Beoordeling door de voorzieningenrechter

1. Het oordeel van de voorzieningenrechter heeft een voorlopig karakter en bindt de rechtbank in een (eventueel) bodemgeding niet.
2. De voorzieningenrechter stelt voorop dat alleen een voorlopige voorziening kan worden getroffen, wanneer de belanghebbende daar een spoedeisend belang bij heeft.
3. Verzoeker zegt dat het spoedeisend belang is gelegen in het feit dat hij geen bijstand ontvangt. Hij zegt niet langer door familie en vrienden te worden onderhouden.
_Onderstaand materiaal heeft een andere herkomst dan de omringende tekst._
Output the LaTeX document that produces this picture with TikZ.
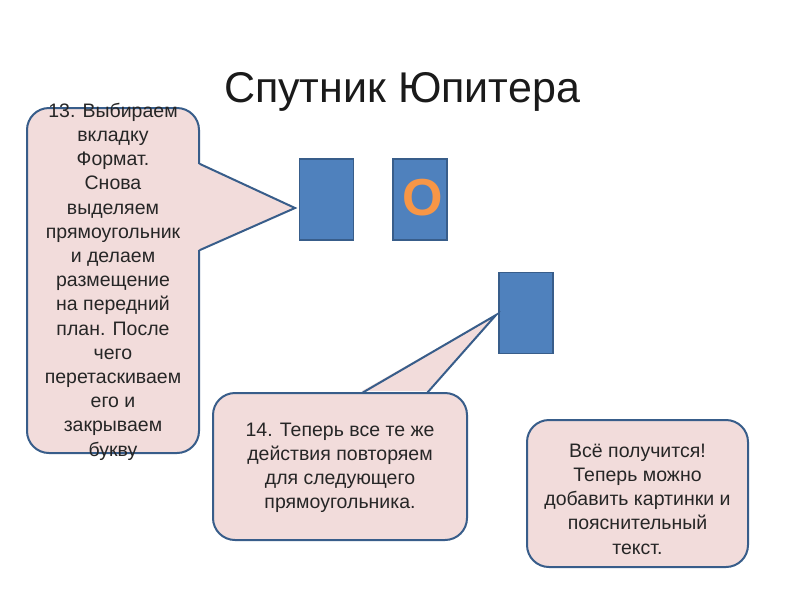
\documentclass[tikz,border=0pt]{standalone}
\usepackage{fontspec}
\setmainfont{Liberation Sans}
\definecolor{calfill}{HTML}{F2DCDB}
\definecolor{calborder}{HTML}{385D8A}
\definecolor{bluefill}{HTML}{4F81BD}
\definecolor{orangeO}{HTML}{F79646}
\definecolor{textgray}{HTML}{1A1A1A}
\definecolor{bodygray}{HTML}{262626}
\begin{document}
\begin{tikzpicture}[x=1pt,y=-1pt,
  callout/.style={draw=calborder, fill=calfill, line width=2pt, rounded corners=22pt, inner sep=0pt},
  calledge/.style={draw=calborder, line width=2pt, line join=miter},
  bluebox/.style={draw=calborder, fill=bluefill, line width=1.5pt, inner sep=0pt, minimum width=54pt, minimum height=81pt},
  ctext/.style={align=center, font=\fontsize{19.5}{24.2}\selectfont, text=bodygray, inner sep=0pt}]
\useasboundingbox (0,0) rectangle (800,600);
\fill[white] (0,0) rectangle (800,600);

% title
\node[anchor=base, font=\fontsize{43}{50}\selectfont, text=textgray, inner sep=0pt] (title) at (402,102) {Спутник Юпитера};

% blue rectangles
\node[bluebox] (r1) at (326.5,199.5) {};
\node[bluebox] (r2) at (420,199.5) {};
\node[anchor=base, font=\bfseries\fontsize{52}{56}\selectfont, text=orangeO, inner sep=0pt] (oletter) at (423,215) {О};
\node[bluebox] (r3) at (526,313) {};

% callout 1
\node[callout, minimum width=172pt, minimum height=345pt] (c1) at (113,280.5) {};
\coordinate (t1) at (295,208);
\coordinate (a1) at (200,164);
\coordinate (b1) at (200,250);
\fill[calfill] ([xshift=-2pt]a1) -- (t1) -- ([xshift=-2pt]b1) -- cycle;
\draw[calledge] (a1) -- (t1) -- (b1);
\node[ctext] (c1text) at (113,281.5) {13. Выбираем\\вкладку\\Формат.\\Снова\\выделяем\\прямоугольник\\и делаем\\размещение\\на передний\\план. После\\чего\\перетаскиваем\\его и\\закрываем\\букву};

% callout 2
\node[callout, minimum width=254pt, minimum height=147pt] (c2) at (340,466.5) {};
\coordinate (t2) at (496,315);
\coordinate (a2) at (362,393);
\coordinate (b2) at (427,393);
\fill[calfill] ([yshift=2pt]a2) -- (t2) -- ([yshift=2pt]b2) -- cycle;
\draw[calledge] (a2) -- (t2) -- (b2);
\node[ctext] (c2text) at (340,468) {14. Теперь все те же\\действия повторяем\\для следующего\\прямоугольника.};

% callout 3
\node[callout, minimum width=221pt, minimum height=147pt] (c3) at (637.5,493.5) {};
\node[ctext] (c3text) at (637.5,499) {Всё получится!\\Теперь можно\\добавить картинки и\\пояснительный\\текст.};
\end{tikzpicture}
\end{document}
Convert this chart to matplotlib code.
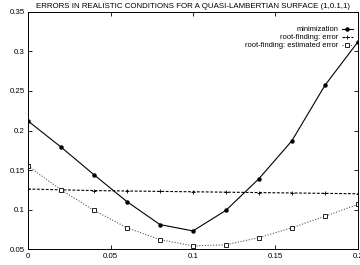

4. De voorzieningenrechter is van oordeel dat in wat verzoeker heeft aangevoerd geen spoedeisend belang besloten ligt. Verzoeker heeft niet onderbouwd aannemelijk gemaakt dat sprake is van een financiële noodsituatie. Volgens het aanvraagformulier dat verzoeker bij het college heeft ingeleverd, ontvangt hij maandelijks € 500,- als gift of schenking. Ter zitting heeft hij dit nog eens bevestigd. Dat dit inmiddels zou zijn gestopt heeft verzoeker niet onderbouwd. Verder betaalt verzoeker geen huur. Volgens verzoekers bankafschriften is er in de periode van 19 januari 2024 tot 19 april 2024 een bedrag van € 4.809,36 bijgeschreven en een bedrag van € 4.892,05 afgeschreven. Uit de bankafschriften blijkt ook dat verzoeker regelmatig bestellingen doet via onder meer Thuisbezorgd.nl, en Getir. Ook eet hij geregeld buiten de deur bij diverse restaurants of volgens eigen zeggen ook bij vrienden. De voorzieningenrechter ziet hierin geen indicatie voor een financiële noodsituatie en ziet daarom niet in waarom verzoeker de uitkomst van zijn bezwaar niet af zou kunnen wachten. De voorzieningenrechter zal het verzoek daarom afwijzen wegens het ontbreken van spoedeisend belang.
5. Voor een proceskostenveroordeling bestaat geen aanleiding.
Beslissing
De voorzieningenrechter wijst het verzoek om voorlopige voorziening af.
Deze uitspraak is gedaan door mr. N.E.M. de Coninck, voorzieningenrechter, in aanwezigheid van mr. W. Goederee, griffier. De uitspraak is uitgesproken in het openbaar op 24 mei 2024.
griffier
voorzieningenrechter
Een afschrift van deze uitspraak is verzonden aan partijen op:

Tegen deze uitspraak staat geen hoger beroep of verzet open.